On Bastille Day, the Marseillaise is trumpeted, troops parade beneath grandstands where V.I.P.'s watch the birdie and each other and the president of the republic lays a wreath at the Arc de Triomphe, under the bulging eyes of Rude's sculpted Marianne. This Marianne is so fierce that it was thought prudent, amid the political turmoil of the first part of the 19th century, to decide that her mouth was not contorted in a battle cry but in song, and so she is always called not Marianne but La Marseillaise.

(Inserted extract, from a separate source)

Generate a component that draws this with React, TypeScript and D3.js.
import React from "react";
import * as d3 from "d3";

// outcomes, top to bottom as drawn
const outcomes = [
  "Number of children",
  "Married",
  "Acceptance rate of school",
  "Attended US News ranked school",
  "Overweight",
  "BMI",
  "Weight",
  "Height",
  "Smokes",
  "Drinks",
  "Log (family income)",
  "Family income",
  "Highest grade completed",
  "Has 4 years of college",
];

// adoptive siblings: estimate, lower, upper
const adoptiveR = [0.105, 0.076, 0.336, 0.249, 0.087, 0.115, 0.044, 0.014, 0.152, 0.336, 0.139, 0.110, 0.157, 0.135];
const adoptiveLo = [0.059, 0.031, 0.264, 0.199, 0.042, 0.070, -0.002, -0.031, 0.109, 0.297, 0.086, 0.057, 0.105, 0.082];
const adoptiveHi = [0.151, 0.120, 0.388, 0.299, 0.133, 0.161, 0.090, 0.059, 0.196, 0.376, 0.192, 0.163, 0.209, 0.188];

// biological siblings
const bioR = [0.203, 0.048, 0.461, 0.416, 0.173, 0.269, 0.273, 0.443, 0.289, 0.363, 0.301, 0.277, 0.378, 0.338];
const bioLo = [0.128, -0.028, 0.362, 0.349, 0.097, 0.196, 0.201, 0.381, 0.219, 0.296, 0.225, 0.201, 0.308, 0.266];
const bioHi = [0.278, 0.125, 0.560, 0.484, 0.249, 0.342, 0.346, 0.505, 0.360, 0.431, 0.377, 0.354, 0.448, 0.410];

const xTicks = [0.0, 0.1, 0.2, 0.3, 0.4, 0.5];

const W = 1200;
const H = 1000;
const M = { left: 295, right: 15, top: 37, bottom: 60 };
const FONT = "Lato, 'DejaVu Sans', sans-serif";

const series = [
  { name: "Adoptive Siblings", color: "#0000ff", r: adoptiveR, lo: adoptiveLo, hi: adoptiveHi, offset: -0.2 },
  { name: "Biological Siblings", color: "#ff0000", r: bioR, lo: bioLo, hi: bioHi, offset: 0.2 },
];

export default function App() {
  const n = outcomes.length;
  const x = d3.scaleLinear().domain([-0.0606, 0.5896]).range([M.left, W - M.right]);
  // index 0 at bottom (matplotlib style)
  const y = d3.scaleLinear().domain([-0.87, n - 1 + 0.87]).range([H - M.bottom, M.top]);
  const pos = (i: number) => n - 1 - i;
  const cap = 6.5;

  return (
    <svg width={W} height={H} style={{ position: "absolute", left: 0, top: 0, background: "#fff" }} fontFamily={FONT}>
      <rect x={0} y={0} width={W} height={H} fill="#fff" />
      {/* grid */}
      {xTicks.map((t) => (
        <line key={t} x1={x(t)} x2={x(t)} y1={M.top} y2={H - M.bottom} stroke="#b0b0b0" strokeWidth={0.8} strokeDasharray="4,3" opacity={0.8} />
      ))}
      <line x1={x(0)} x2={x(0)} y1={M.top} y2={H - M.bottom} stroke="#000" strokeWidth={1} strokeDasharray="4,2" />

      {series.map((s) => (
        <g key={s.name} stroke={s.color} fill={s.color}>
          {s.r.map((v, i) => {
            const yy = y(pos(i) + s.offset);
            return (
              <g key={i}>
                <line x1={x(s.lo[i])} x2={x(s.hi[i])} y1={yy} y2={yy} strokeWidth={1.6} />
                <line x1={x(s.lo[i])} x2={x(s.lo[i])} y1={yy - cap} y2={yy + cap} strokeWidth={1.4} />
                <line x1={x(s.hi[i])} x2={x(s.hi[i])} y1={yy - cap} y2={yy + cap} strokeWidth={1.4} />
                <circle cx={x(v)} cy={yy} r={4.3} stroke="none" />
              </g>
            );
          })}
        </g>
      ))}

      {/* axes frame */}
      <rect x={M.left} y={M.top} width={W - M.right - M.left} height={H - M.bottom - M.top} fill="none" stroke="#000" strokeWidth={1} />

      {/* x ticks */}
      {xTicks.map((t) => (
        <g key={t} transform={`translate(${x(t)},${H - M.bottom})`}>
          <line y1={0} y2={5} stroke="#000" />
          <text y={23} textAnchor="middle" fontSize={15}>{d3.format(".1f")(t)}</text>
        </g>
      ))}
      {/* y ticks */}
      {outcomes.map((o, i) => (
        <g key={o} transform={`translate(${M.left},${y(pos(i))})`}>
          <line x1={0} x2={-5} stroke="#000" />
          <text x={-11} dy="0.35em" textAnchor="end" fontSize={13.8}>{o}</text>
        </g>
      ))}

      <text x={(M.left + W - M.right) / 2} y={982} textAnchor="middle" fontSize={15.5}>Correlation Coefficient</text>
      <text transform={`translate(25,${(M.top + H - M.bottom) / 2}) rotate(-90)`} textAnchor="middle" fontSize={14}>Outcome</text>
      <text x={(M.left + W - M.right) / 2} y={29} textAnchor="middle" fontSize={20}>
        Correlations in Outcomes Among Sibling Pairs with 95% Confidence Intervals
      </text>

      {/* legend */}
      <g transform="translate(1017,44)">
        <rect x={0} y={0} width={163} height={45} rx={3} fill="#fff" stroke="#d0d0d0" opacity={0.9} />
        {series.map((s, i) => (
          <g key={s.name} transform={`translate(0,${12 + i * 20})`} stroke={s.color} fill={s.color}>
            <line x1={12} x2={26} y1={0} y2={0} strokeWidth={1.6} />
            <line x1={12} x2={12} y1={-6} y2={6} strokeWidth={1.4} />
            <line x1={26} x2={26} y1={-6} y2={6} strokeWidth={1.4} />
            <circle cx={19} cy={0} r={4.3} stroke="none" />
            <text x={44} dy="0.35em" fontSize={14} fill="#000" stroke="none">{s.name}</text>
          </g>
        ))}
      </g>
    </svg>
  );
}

Marianne has caused problems since the Convention in 1792 decided that the official state seal would feature a new goddess in a red hat symbolizing liberty and republican pride. A subject of contention from the start — Danton didn't want her, Marat did — the story of Marianne is pocket French history, as Jean-Michel Renault shows in his bulky new biography, "Les Fées de la Republique." While Uncle Sam and John Bull are relatatively immutable, Marianne follows political fashion: "Like a Barbie doll she has many outfits," Renault writes.
The one constant is the red Phrygian bonnet, worn by rebelling slaves in ancient Rome and by French streetwives in the uprising of 1789. She is accessorized by a republican pike, scales of justice and sheaves of wheat, causing a confusion with the goddess Ceres and, often, Masonic symbols, since the Masons were among the first to adopt her while the church disapproved of Marianne as a sign of secular republicanism.
Her bust has replaced the crucifix or statue of the Virgin in public schools and town halls. Although not obliged to by law, most of the mayors of France's 36,000 towns, villages and communes display a plaster mail-order Marianne.
If she has been disputed on religious grounds, there have also been those who find Marianne a little too, well, common, with her somewhat bared breasts and robust stances. The great painting by Delacroix, "Liberty Leading the People," was found vulgar: gross, people said, with her smudgy skin and the hair under her uplifted arm.